His opera prisoner of the state (with libretto by Lang) was co-commissioned by the New York Philharmonic, Rotterdam’s de Doelen Concert Hall, London’s Barbican Centre, Barcelona’s l’Auditori, Bochum Symphony Orchestra, and Bruges’s Concertgebouw; it premiered June 2019 in New York, conducted by Jaap van Zweden. prisoner of the state receieves its European premieres during the 2019/2020 season.
Other recent works include the writings, commissioned by Carnegie Hall and the Netherlands Kamerkoor, and premiered by Theatre of Voices; the mile-long opera co-created with architect Elizabeth Diller and premiered in New York City’s mile-long elevated park The Highline; symphony without a hero, commissioned and premiered by the Seattle Symphony; the loser, which opened the 2016 Next Wave Festival at the Brooklyn Academy of Music, and for which Lang served as composer, librettist and stage director; the public domain for 1000 singers at Lincoln Center’s Mostly Mozart Festival; his chamber opera anatomy theater at Los Angeles Opera and at the Prototype Festival in New York; the concerto man made for the ensemble So Percussion and a consortium of orchestras, including the BBC Symphony and the Los Angeles Philharmonic; mountain, commissioned by the Cincinnati Symphony, death speaks, a song cycle based on Schubert, but performed by rock musicians, including Bryce Dessner from The National and Shara Worden from My Brightest Diamond; the whisper opera, for the International Contemporary Ensemble and soprano Tony Arnold; and love fail, an evening-length work for the early music vocal ensemble Anonymous 4, with libretto and staging by Lang.
Lang’s works are performed around the globe by the BBC Symphony, the International Contemporary Ensemble, eighth blackbird, Santa Fe Opera, the New York Philharmonic, the Netherlands Chamber Choir, the Boston Symphony, the Munich Chamber Orchestra, the Kronos Quartet and many others; and at festivals and venues such as Lincoln Center, the Southbank Centre, Carnegie Hall, the Kennedy Center, the Barbican Centre, the Brooklyn Academy of Music, Tanglewood, the BBC Proms, MusicNOW festival, The Munich Biennale, the Settembre Musica Festival, the Sydney 2000 Olympic Arts Festival and the Almeida, Holland, Berlin, Adelaide and Strasbourg Festivals.

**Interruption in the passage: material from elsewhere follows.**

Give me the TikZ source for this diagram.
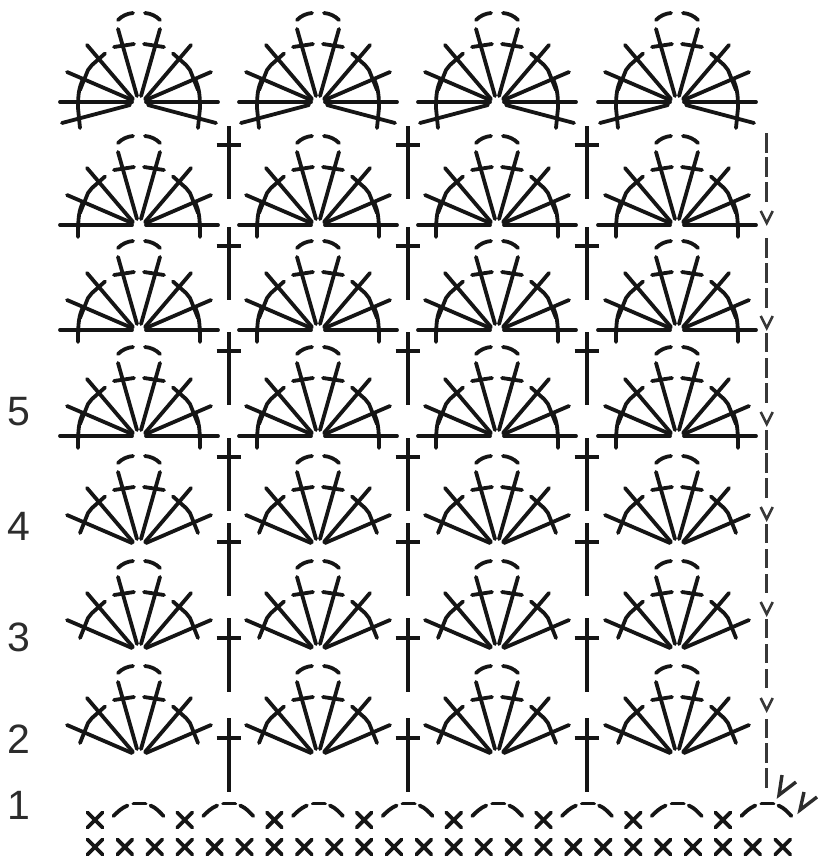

His music is used regularly for ballet and modern dance around the world by such choreographers as Twyla Tharp, the Paris Opera Ballet, the New York City Ballet, Susan Marshall, Edouard Lock, La La La Human Steps, The Netherlands Dance Theater, and Benjamin Millepied, who choreographed a new piece by Lang for the LA Dance Project at BAM in 2014.

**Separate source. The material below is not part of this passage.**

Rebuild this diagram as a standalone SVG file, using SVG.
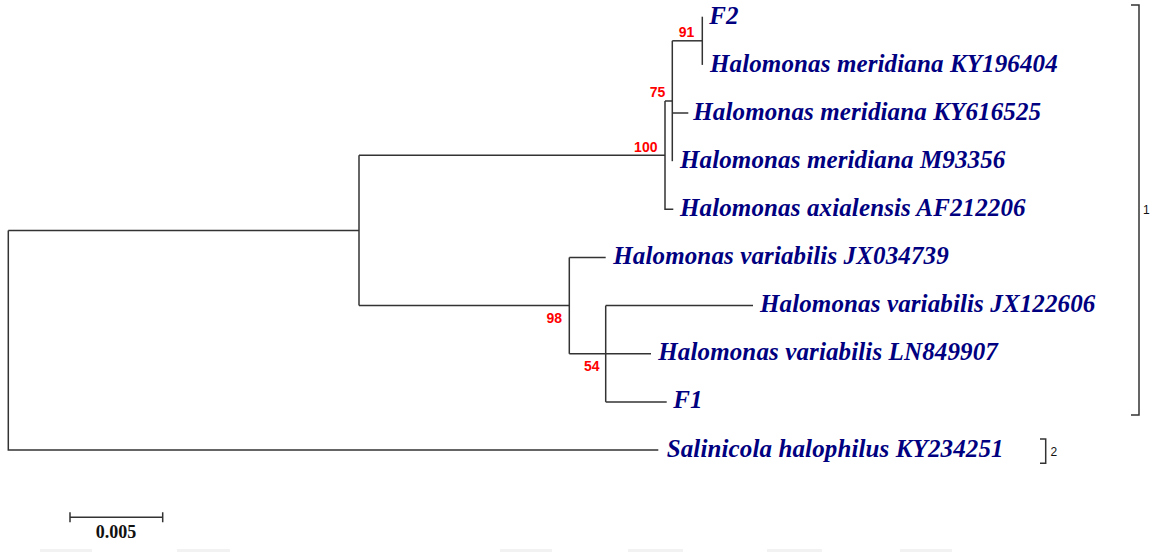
<svg xmlns="http://www.w3.org/2000/svg" width="1159" height="552" viewBox="0 0 1159 552">
  <style>
    .branch { fill: none; stroke: #333333; stroke-width: 1.5; }
    .taxon { font-family: "Liberation Serif", "Times New Roman", serif; font-style: italic; font-weight: bold; font-size: 25px; letter-spacing: 0.12px; fill: #000080; }
    .boot { font-family: "Liberation Sans", Arial, sans-serif; font-weight: bold; font-size: 14px; fill: #ff0000; text-anchor: middle; }
    .group { font-family: "Liberation Sans", Arial, sans-serif; font-size: 12px; fill: #111; }
    .scale { font-family: "Liberation Serif", "Times New Roman", serif; font-weight: bold; font-size: 18px; fill: #111; text-anchor: middle; }
    .strip { fill: #f2f2f2; }
  </style>
  <rect width="1159" height="552" fill="#ffffff"/>

  <!-- tree branches -->
  <g id="connectors" class="branch">
    <path d="M8.3,230.4 V450 H658.3"/>
    <path d="M8.3,230.4 H359"/>
    <path d="M359,155.2 V305.6"/>
    <path d="M359,155.2 H665"/>
    <path d="M665,101 V209.3 H673.3"/>
    <path d="M665,101 H672.3"/>
    <path d="M672.3,40.8 V161.2"/>
    <path d="M672.3,40.8 H702.3"/>
    <path d="M702.3,16.7 V64.9"/>
    <path d="M672.3,113 H688.3"/>
    <path d="M359,305.6 H569.3"/>
    <path d="M569.3,257.5 V353.8"/>
    <path d="M569.3,257.5 H605.7"/>
    <path d="M569.3,353.8 H651"/>
    <path d="M605.7,305.6 V401.9"/>
    <path d="M605.7,305.6 H753"/>
    <path d="M605.7,401.9 H666.7"/>
  </g>

  <!-- taxa -->
  <g id="taxon-F2"><text class="taxon" x="709.3" y="24">F2</text></g>
  <g id="taxon-KY196404"><text class="taxon" x="710" y="71.7">Halomonas meridiana KY196404</text></g>
  <g id="taxon-KY616525"><text class="taxon" x="693.3" y="119.5">Halomonas meridiana KY616525</text></g>
  <g id="taxon-M93356"><text class="taxon" x="680" y="167.7">Halomonas meridiana M93356</text></g>
  <g id="taxon-AF212206"><text class="taxon" x="680" y="215.8">Halomonas axialensis AF212206</text></g>
  <g id="taxon-JX034739"><text class="taxon" x="613.3" y="264">Halomonas variabilis JX034739</text></g>
  <g id="taxon-JX122606"><text class="taxon" x="760" y="312.1">Halomonas variabilis JX122606</text></g>
  <g id="taxon-LN849907"><text class="taxon" x="658.3" y="360.3">Halomonas variabilis LN849907</text></g>
  <g id="taxon-F1"><text class="taxon" x="673.3" y="408.4">F1</text></g>
  <g id="taxon-KY234251"><text class="taxon" x="666.7" y="456.5">Salinicola halophilus KY234251</text></g>

  <!-- bootstrap values -->
  <g id="bootstrap">
    <text class="boot" x="686.5" y="36.7">91</text>
    <text class="boot" x="657.5" y="97.3">75</text>
    <text class="boot" x="645.8" y="151.7">100</text>
    <text class="boot" x="554.3" y="322.7">98</text>
    <text class="boot" x="591.8" y="370.7">54</text>
  </g>

  <!-- group brackets -->
  <g id="group-1">
    <path class="branch" d="M1131,5 H1139 V415 H1131"/>
    <text class="group" x="1143" y="214">1</text>
  </g>
  <g id="group-2">
    <path class="branch" d="M1040,439 H1045.7 V463.3 H1040"/>
    <text class="group" x="1050.5" y="456">2</text>
  </g>

  <!-- scale bar -->
  <g id="scale-bar">
    <path class="branch" d="M70,517.3 H162.7 M70,512.3 V522.3 M162.7,512.3 V522.3"/>
    <text class="scale" x="116" y="538.3">0.005</text>
  </g>

  <!-- faint strip along bottom edge -->
  <g id="bottom-strip">
    <rect class="strip" x="40" y="549" width="52" height="3"/>
    <rect class="strip" x="177" y="549" width="53" height="3"/>
    <rect class="strip" x="500" y="549" width="52" height="3"/>
    <rect class="strip" x="628" y="549" width="55" height="3"/>
    <rect class="strip" x="767" y="549" width="55" height="3"/>
    <rect class="strip" x="900" y="549" width="52" height="3"/>
  </g>
</svg>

Lang’s film work includes the score to Paolo Sorrentino’s YOUTH, and for Jonathan Parker’s (Untitled), the music for the award-winning documentary The Woodmans, and the string arrangements for Requiem for a Dream, performed by the Kronos Quartet. His music is also on the soundtrack for Paolo Sorrentino’s Oscar-winning La Grande Bellezza.
Lang is the recipient of numerous honors and awards, including the Pulitzer Prize, an Academy Award and Golden Globe nominations, Musical America’s Composer of the Year, Carnegie Hall’s Debs Composer’s Chair, the Rome Prize, the BMW Music-Theater Prize (Munich), and grants from the Guggenheim Foundation, the Foundation for Contemporary Performance Arts, the National Endowment for the Arts, the New York Foundation for the Arts, and the American Academy of Arts and Letters. In 1999, he received a Bessie Award for his music in choreographer Susan Marshall’s The Most Dangerous Room in the House, performed live by the Bang on a Can All-Stars at the Next Wave Festival of the Brooklyn Academy of Music. The Carbon Copy Building won the 2000 Village Voice OBIE Award for Best New American Work. The recording of the passing measures on Cantaloupe Records was named one of the best CDs of 2001 by The New Yorker. His CD pierced on Naxos was praised both on the rock music site Pitchfork and in the classical magazine Gramophone, and was called his “most exciting new work in years” by the San Francisco Chronicle. The recording of the little match girl passion released on Harmonia Mundi, received the 2010 Grammy Award for Best Small Ensemble Performance.
Lang is co-founder and co-artistic director of New York’s legendary music collective Bang on a Can. His work has been recorded on the Sony Classical, Harmonia Mundi, Teldec, BMG, Point, Chandos, Argo/Decca, and Cantaloupe labels, among others.